- EXERCISE DIRECTIONS
Copy every line with the string "chart" in it.

- INPUT FOR THIS TASK
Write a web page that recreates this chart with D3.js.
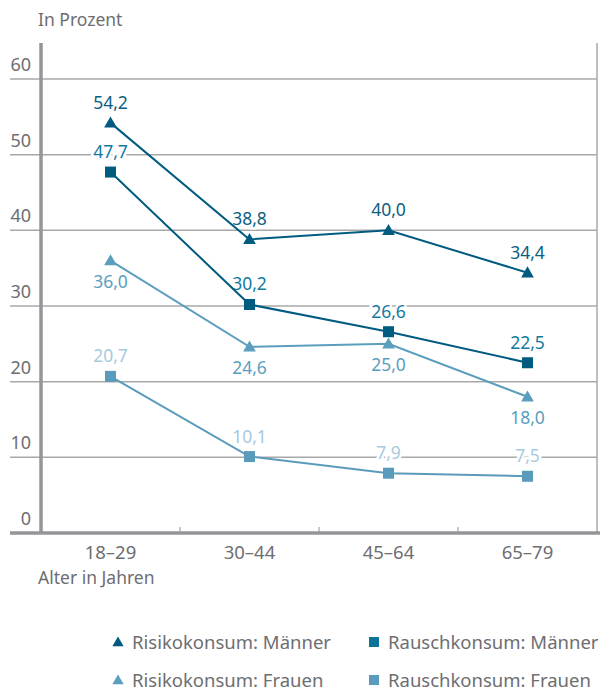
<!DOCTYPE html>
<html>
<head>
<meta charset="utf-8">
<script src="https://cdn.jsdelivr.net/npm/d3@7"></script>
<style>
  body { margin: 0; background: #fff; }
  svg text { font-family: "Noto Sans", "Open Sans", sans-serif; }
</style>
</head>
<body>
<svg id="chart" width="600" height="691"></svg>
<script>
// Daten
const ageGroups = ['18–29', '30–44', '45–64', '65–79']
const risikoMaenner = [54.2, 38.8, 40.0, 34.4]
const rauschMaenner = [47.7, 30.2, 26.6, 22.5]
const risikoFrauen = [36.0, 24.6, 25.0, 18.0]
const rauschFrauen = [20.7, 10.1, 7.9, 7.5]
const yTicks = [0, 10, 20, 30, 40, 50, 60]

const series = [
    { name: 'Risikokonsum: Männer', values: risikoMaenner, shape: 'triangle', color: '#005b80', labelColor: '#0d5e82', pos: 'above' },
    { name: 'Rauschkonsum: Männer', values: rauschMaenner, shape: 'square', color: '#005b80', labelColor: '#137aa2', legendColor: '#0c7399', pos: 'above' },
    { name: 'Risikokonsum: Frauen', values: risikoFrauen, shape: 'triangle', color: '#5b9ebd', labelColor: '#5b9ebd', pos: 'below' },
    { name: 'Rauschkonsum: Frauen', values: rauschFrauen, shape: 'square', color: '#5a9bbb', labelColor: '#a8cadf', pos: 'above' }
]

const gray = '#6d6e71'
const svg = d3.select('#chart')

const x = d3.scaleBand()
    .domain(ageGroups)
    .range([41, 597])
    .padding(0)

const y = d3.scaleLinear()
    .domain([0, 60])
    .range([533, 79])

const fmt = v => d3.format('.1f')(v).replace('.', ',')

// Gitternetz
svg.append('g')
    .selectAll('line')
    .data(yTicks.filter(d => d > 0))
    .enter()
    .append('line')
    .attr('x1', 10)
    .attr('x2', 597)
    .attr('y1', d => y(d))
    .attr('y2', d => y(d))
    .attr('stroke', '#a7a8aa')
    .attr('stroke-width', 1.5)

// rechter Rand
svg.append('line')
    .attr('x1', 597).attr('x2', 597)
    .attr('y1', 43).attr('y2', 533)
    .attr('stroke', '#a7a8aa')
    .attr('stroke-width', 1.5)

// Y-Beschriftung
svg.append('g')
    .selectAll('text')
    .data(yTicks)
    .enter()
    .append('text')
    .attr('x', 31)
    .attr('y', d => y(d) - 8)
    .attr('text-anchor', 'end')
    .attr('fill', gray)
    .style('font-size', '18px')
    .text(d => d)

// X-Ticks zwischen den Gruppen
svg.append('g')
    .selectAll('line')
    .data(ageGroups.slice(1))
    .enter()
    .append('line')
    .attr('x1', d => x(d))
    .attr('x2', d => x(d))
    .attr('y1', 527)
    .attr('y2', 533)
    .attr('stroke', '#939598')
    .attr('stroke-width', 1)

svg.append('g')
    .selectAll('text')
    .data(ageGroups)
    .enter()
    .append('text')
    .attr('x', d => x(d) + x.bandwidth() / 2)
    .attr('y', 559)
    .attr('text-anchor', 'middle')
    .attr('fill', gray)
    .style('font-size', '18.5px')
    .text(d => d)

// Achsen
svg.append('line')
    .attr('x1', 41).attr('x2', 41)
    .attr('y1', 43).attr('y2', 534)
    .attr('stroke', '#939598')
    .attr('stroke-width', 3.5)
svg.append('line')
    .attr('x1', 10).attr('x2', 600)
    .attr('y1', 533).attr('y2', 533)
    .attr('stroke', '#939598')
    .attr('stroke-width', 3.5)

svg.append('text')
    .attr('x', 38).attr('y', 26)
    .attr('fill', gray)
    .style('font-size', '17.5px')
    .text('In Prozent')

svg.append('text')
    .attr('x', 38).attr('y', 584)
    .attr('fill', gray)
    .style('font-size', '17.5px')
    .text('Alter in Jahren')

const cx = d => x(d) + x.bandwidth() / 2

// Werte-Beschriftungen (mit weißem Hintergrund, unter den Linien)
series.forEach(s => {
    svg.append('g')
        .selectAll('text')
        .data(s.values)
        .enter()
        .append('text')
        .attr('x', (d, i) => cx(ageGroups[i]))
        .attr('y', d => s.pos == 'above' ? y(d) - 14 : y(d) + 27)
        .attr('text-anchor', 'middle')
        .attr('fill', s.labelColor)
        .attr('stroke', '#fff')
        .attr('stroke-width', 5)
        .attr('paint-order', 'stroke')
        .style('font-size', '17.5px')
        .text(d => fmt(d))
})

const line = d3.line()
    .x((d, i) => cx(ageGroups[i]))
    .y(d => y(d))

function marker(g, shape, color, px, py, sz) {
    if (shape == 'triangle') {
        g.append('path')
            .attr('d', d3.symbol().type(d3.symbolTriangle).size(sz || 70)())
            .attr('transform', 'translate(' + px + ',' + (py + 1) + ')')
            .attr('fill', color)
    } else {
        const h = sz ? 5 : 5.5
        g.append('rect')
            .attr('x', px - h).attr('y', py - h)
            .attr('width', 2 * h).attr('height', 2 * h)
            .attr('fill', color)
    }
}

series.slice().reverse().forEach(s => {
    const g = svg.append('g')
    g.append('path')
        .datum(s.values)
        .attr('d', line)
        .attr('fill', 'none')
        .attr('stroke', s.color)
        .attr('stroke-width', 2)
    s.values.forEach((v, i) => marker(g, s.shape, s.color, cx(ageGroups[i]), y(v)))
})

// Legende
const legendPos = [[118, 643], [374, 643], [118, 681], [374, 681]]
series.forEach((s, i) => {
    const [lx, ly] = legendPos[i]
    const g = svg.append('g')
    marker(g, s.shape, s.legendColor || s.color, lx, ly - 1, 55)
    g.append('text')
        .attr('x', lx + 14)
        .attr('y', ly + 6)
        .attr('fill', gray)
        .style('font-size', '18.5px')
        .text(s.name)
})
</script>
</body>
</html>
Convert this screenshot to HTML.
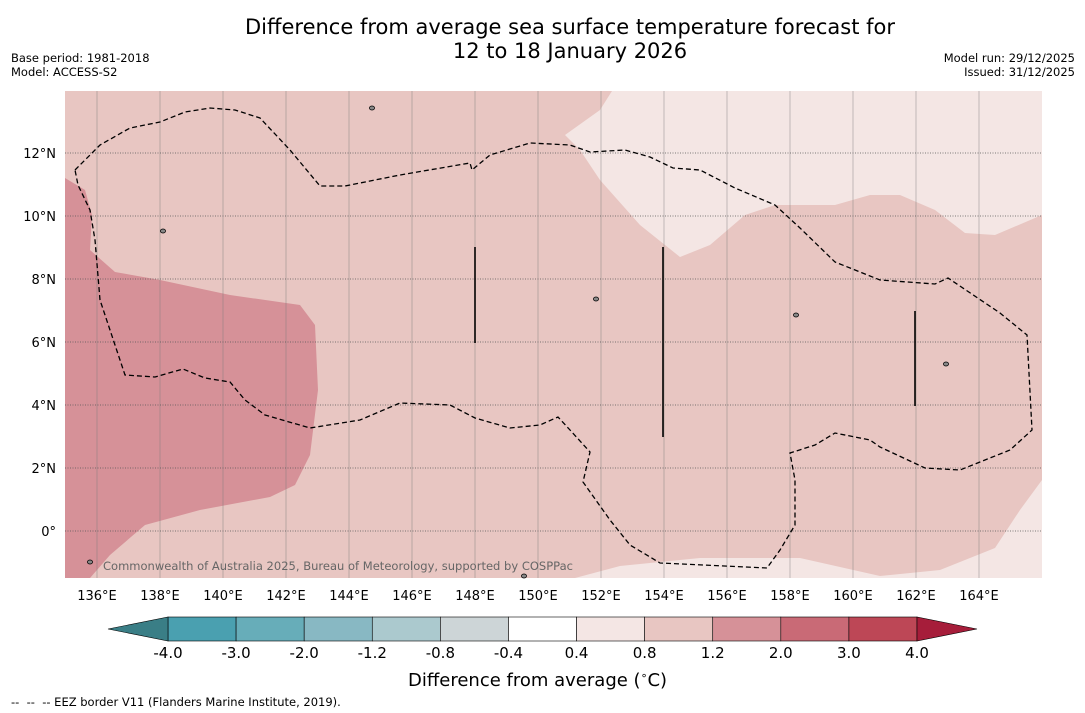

- WRITTEN RESPONSE
Write a web page that recreates this chart with D3.js.
<svg id="chart" width="600" height="691"></svg>
const svg = d3.select('#chart')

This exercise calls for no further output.